Fino ad allora la mia attività creativa era stata limitata al disegno di qualche mobile e di qualche gioiello, alla produzione di loghi e fotografie, sullo sfondo della mia professione di matematico e statistico.
Dalle conversazioni con Lattanzi recepii l'idea che tutta la realtà fosse riducibile a un qualche tipo di schema grafico (anche se i francesi pensavano soprattutto a schematizzare fatti concreti mentre per Lattanzi erano schematizzabili anche idee, astrazioni e sentimenti). Una linea di pensiero in perfetta sintonia con la mia professione nella quale l’utilizzo di schemi grafici e diagrammi di flusso è pratica quotidiana. L’ idea che mi colpì fu quella di associare a ciò che producevo come ricercatore scientifico una valenza estetica che completasse il valore conoscitivo dello schema, esattamente come un architetto che desidera che la casa che costruisce sia anche “bella” oltre ad essere funzionale.
Gli schematisti, nonostante la loro modernità, erano comunque pittori tradizionali e come tali utilizzavano gli utensili che da sempre fanno capo a quest’arte: pennelli, spatole, colori a olio, acrilici e via dicendo.

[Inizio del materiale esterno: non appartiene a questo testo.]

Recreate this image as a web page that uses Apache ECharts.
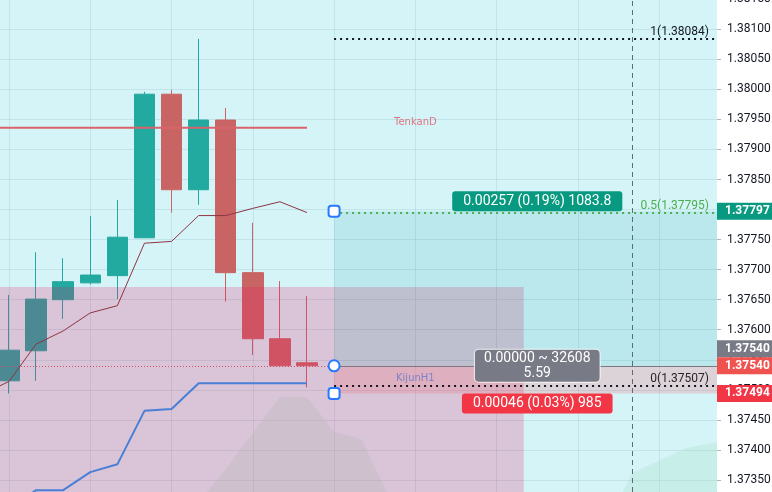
<!DOCTYPE html>
<html><head><meta charset="utf-8">
<script src="https://cdn.jsdelivr.net/npm/echarts@6/dist/echarts.min.js"></script>
<style>html,body{margin:0;padding:0;background:#fff}#c{width:772px;height:492px}</style>
</head><body><div id="c"></div>
<script>
// ---- data ----
const candleX = [0, 1, 2, 3, 4, 5, 6, 7, 8, 9, 10, 11];
const opens  = [1.37515, 1.37565, 1.37650, 1.37678, 1.37690, 1.37753, 1.37992, 1.37833, 1.37949, 1.37695, 1.37585, 1.37545];
const closes = [1.37566, 1.37651, 1.37680, 1.37691, 1.37754, 1.37992, 1.37833, 1.37949, 1.37695, 1.37585, 1.37540, 1.37540];
const lows   = [1.37494, 1.37515, 1.37618, 1.37675, 1.37651, 1.37753, 1.37795, 1.37808, 1.37647, 1.37558, 1.37540, 1.37504];
const highs  = [1.37658, 1.37729, 1.37719, 1.37789, 1.37816, 1.37996, 1.37999, 1.38084, 1.37969, 1.37778, 1.37681, 1.37656];

const tenkanX = [-1, 0, 1, 2, 3, 4, 5, 6, 7, 8, 9, 10, 11];
const tenkanY = [1.37492, 1.37514, 1.37576, 1.37598, 1.37628, 1.37640, 1.37744, 1.37747, 1.37790, 1.37790, 1.37802, 1.37813, 1.37795];
const kijunX = [0, 1, 2, 3, 4, 5, 6, 7, 8, 9, 10, 11];
const kijunY = [1.37303, 1.37333, 1.37333, 1.37363, 1.37376, 1.37465, 1.37468, 1.37511, 1.37511, 1.37511, 1.37511, 1.37511];
const levelX = [-1, 11];
const levelY = [1.37936, 1.37936];

const cloudBackX = [7, 8, 9, 10, 11, 12, 13, 14];
const cloudBackY = [1.37313, 1.37368, 1.37428, 1.37488, 1.37488, 1.37430, 1.37418, 1.37325];
const cloudFwdX = [22, 23, 24, 25, 26, 27];
const cloudFwdY = [1.37267, 1.37362, 1.37382, 1.37403, 1.37412, 1.37415];

const gridLineX = [0, 3, 6, 9, 12, 15, 18, 21, 24];
const xRange = [-0.332, 26.135];
const yRange = [1.37300, 1.38150];
const yInterval = 0.0005;

const entryPrice = 1.37540, targetPrice = 1.37797, stopPrice = 1.37494;
const toolStartX = 12;
const fibNames = ['1', '0.5', '0'];
const fibValues = [1.38084, 1.37795, 1.37507];
const fibLineColors = ['#131722', '#4caf50', '#131722'];
const fibTextColors = ['#131722', '#4caf50', '#2a2226'];
const rectRightX = 19, rectTop = 1.37671;
const dashedX = 23;
const toolLabelX = 19.5;
const profitText = '0.00257 (0.19%) 1083.8';
const statsText = '0.00000 ~ 32608\n5.59';
const lossText = '0.00046 (0.03%) 985';
const indicatorNames = ['TenkanD', 'KijunH1'];
const indicatorLabelX = 15;
const indicatorLabelY = [1.37936, 1.37511];
const axisPriceValues = [1.37797, 1.37540, 1.37540, 1.37494];
const axisPriceColors = ['#089981', '#787b86', '#ef5350', '#f23645'];

// ---- chart ----
const chart = echarts.init(document.getElementById('c'), null, {renderer: 'canvas'});
const FONT = 'Roboto, "Noto Sans", sans-serif';
const pairs = (xs, ys) => xs.map((x, i) => [x, ys[i]]);

const boxLabel = (bg, pos) => ({
  show: true, position: pos, distance: 0, color: '#fff', fontSize: 14, fontFamily: FONT,
  backgroundColor: bg, padding: [2, 11], lineHeight: 16, borderRadius: 3, align: 'center', opacity: 1
});

const option = {
  animation: false,
  backgroundColor: '#ffffff',
  textStyle: {fontFamily: FONT},
  grid: {left: 0, right: 55, top: -0.75, bottom: -18, show: true, backgroundColor: '#d5f4f7', borderWidth: 0, containLabel: false, outerBoundsMode: 'none'},
  xAxis: {type: 'value', min: xRange[0], max: xRange[1], show: false, splitLine: {show: false}, axisTick: {show: false}, axisLabel: {show: false}, axisLine: {show: false, onZero: false}},
  yAxis: {
    type: 'value', position: 'right', min: yRange[0], max: yRange[1], interval: yInterval,
    axisLine: {show: false, onZero: false},
    axisTick: {show: true, length: 4, lineStyle: {color: '#b2b5be'}},
    axisLabel: {color: '#131722', fontSize: 12, fontFamily: FONT, margin: 10, formatter: v => v.toFixed(5)},
    splitLine: {show: true, lineStyle: {color: 'rgba(110,165,178,0.2)', width: 1}}
  },
  series: [
    { // vertical grid lines
      type: 'line', data: [], z: 1, silent: true,
      markLine: {silent: true, z: 1, symbol: 'none', label: {show: false},
        lineStyle: {color: 'rgba(110,165,178,0.2)', width: 1, type: 'solid'},
        data: gridLineX.map(x => ({xAxis: x}))}
    },
    {type: 'line', data: pairs(cloudBackX, cloudBackY), z: 1, silent: true, symbol: 'none',
      lineStyle: {width: 0}, areaStyle: {color: 'rgba(160,220,190,0.38)'}},
    {type: 'line', data: pairs(cloudFwdX, cloudFwdY), z: 1, silent: true, symbol: 'none',
      lineStyle: {width: 0}, areaStyle: {color: 'rgba(160,220,190,0.38)'}},
    {
      type: 'candlestick', z: 2, barWidth: 21,
      data: candleX.map((x, i) => [x, opens[i], closes[i], lows[i], highs[i]]),
      encode: {x: 0, y: [1, 2, 3, 4]},
      itemStyle: {color: '#22a9a0', color0: '#c96464', borderColor: '#22a9a0', borderColor0: '#c96464', borderWidth: 1}
    },
    { // pink rectangle + position zones
      type: 'line', data: [], z: 3, silent: true,
      markArea: {silent: true, z: 3, data: [
        [{coord: [xRange[0], rectTop], itemStyle: {color: 'rgba(230,24,100,0.21)'}}, {coord: [rectRightX, yRange[0]]}],
        [{coord: [toolStartX, entryPrice], itemStyle: {color: 'rgba(0,150,160,0.12)'}}, {coord: [xRange[1], targetPrice]}],
        [{coord: [toolStartX, stopPrice], itemStyle: {color: 'rgba(240,110,120,0.25)'}}, {coord: [xRange[1], entryPrice]}]
      ]}
    },
    {type: 'line', data: pairs(levelX, levelY), z: 4, symbol: 'none', silent: true, lineStyle: {color: '#d9636b', width: 2}},
    {type: 'line', data: pairs(tenkanX, tenkanY), z: 4, symbol: 'none', silent: true, lineStyle: {color: '#8e3443', width: 1}},
    {type: 'line', data: pairs(kijunX, kijunY), z: 4, symbol: 'none', silent: true, lineStyle: {color: '#4a7fd6', width: 2}},
    { // price lines, fib levels, dashed vertical
      type: 'line', data: [], z: 5, silent: true,
      markLine: {silent: true, z: 5, symbol: 'none', data: [
        [{coord: [xRange[0], entryPrice], lineStyle: {color: '#d0506a', width: 1, type: [1, 2]}, label: {show: false}}, {coord: [toolStartX, entryPrice]}],
        [{coord: [toolStartX, entryPrice], lineStyle: {color: '#787b86', width: 1, type: 'solid'}, label: {show: false}}, {coord: [xRange[1], entryPrice]}],
        ...fibValues.map((v, i) => [
          {coord: [toolStartX, v], lineStyle: {color: fibLineColors[i], width: 2, type: [2, 4]},
           label: {show: true, position: 'insideEndTop', distance: [8, 1], color: fibTextColors[i], fontSize: 12, fontFamily: FONT,
             formatter: fibNames[i] + '(' + v.toFixed(5) + ')'}},
          {coord: [xRange[1], v]}
        ]),
        {xAxis: dashedX, lineStyle: {color: '#5d6b78', width: 1, type: [5, 4]}, label: {show: false}}
      ]}
    },
    { // indicator name labels
      type: 'scatter', z: 6, silent: true, symbolSize: 0, clip: false, itemStyle: {opacity: 1},
      data: indicatorNames.map((n, i) => ({value: [indicatorLabelX, indicatorLabelY[i]], name: n,
        label: {show: true, position: 'top', distance: 0, formatter: n, fontSize: 10, fontFamily: 'Tahoma, "DejaVu Sans", sans-serif',
          color: i === 0 ? '#e07582' : '#7f83c6'}}))
    },
    { // position tool labels
      type: 'scatter', z: 7, silent: true, symbolSize: 0, clip: false, itemStyle: {opacity: 1},
      data: [
        {value: [toolLabelX, targetPrice], label: Object.assign(boxLabel('#089981', 'top'), {formatter: profitText})},
        {value: [toolLabelX, entryPrice], label: Object.assign(boxLabel('#787b86', 'inside'), {formatter: statsText, lineHeight: 15, padding: [1, 9], borderColor: 'rgba(255,255,255,0.8)', borderWidth: 1, borderRadius: 4})},
        {value: [toolLabelX, stopPrice], label: Object.assign(boxLabel('#f23645', 'bottom'), {formatter: lossText})}
      ]
    },
    { // handles
      type: 'scatter', z: 8, silent: true, clip: false, symbolSize: 11,
      itemStyle: {color: '#ffffff', borderColor: '#2979ff', borderWidth: 2, opacity: 1},
      data: [
        {value: [toolStartX, targetPrice], symbol: 'roundRect'},
        {value: [toolStartX, entryPrice], symbol: 'circle'},
        {value: [toolStartX, stopPrice], symbol: 'roundRect'}
      ]
    },
    { // axis price labels
      type: 'scatter', z: 9, silent: true, clip: false, symbolSize: 0, itemStyle: {opacity: 1},
      data: axisPriceValues.map((v, i) => ({value: [xRange[1], v],
        label: {show: true, position: 'right', distance: 0, offset: i === 1 ? [0, -17] : [0, 0], opacity: 1,
          formatter: v.toFixed(5), color: '#fff', fontWeight: 'bold', fontSize: 12, fontFamily: FONT,
          backgroundColor: axisPriceColors[i], padding: [3, 2, 2, 8], width: 45, lineHeight: 12, align: 'left'}}))
    }
  ]
};
chart.setOption(option);
</script>
</body></html>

Viceversa la mia esperienza professionale affondava le sue radici nell'informatica, e così proposi al maestro Lattanzi - e poi a tutto il gruppo, attraverso pubblicazioni su Schéma et Schématisation - di integrare tra gli strumenti del pittore schematista anche l’elaborazione elettronica: non era certo la prima volta che il calcolatore (a quei tempi non si parlava ancora di personal computer) si affacciava alla finestra dell’arte, ma la computer art dell’epoca era intesa come una sorta di produzione generata autonomamente dal calcolatore a fronte di un set di istruzioni fornite dal programmatore; cioè un modo per far produrre alla macchina cose per le quali non era stata inventata, come emettere suoni più o meno armonici, disegnare sulla stampante figure strane, inviare fasci di luce in movimento sui mastodontici monitor dell’epoca. Come alternativa e allargamento di questa primitiva computer art, che relegava l’artista in un ruolo marginale, proposi una forma di art by computer, che riproponeva la centralità e l’indipendenza dell’operatore umano, il quale doveva limitarsi ad affiancare il calcolatore agli altri strumenti che l'artista aveva a disposizione, esattamente come ogni strumento in più, in un’orchestra, dilata le possibilità del compositore.
Questo felice matrimonio, che all’epoca possedeva reale valore di innovazione, tra valenza estetica dello schema e sviluppo algoritmico del suo aspetto grafico, portò tra l’altro a una piccola ma importante serie di opere, organizzate a posteriori in aree di riferimento: Schemi relazionali, Schemi economici, Metaschemi e al ciclo dei Vizi Capitali.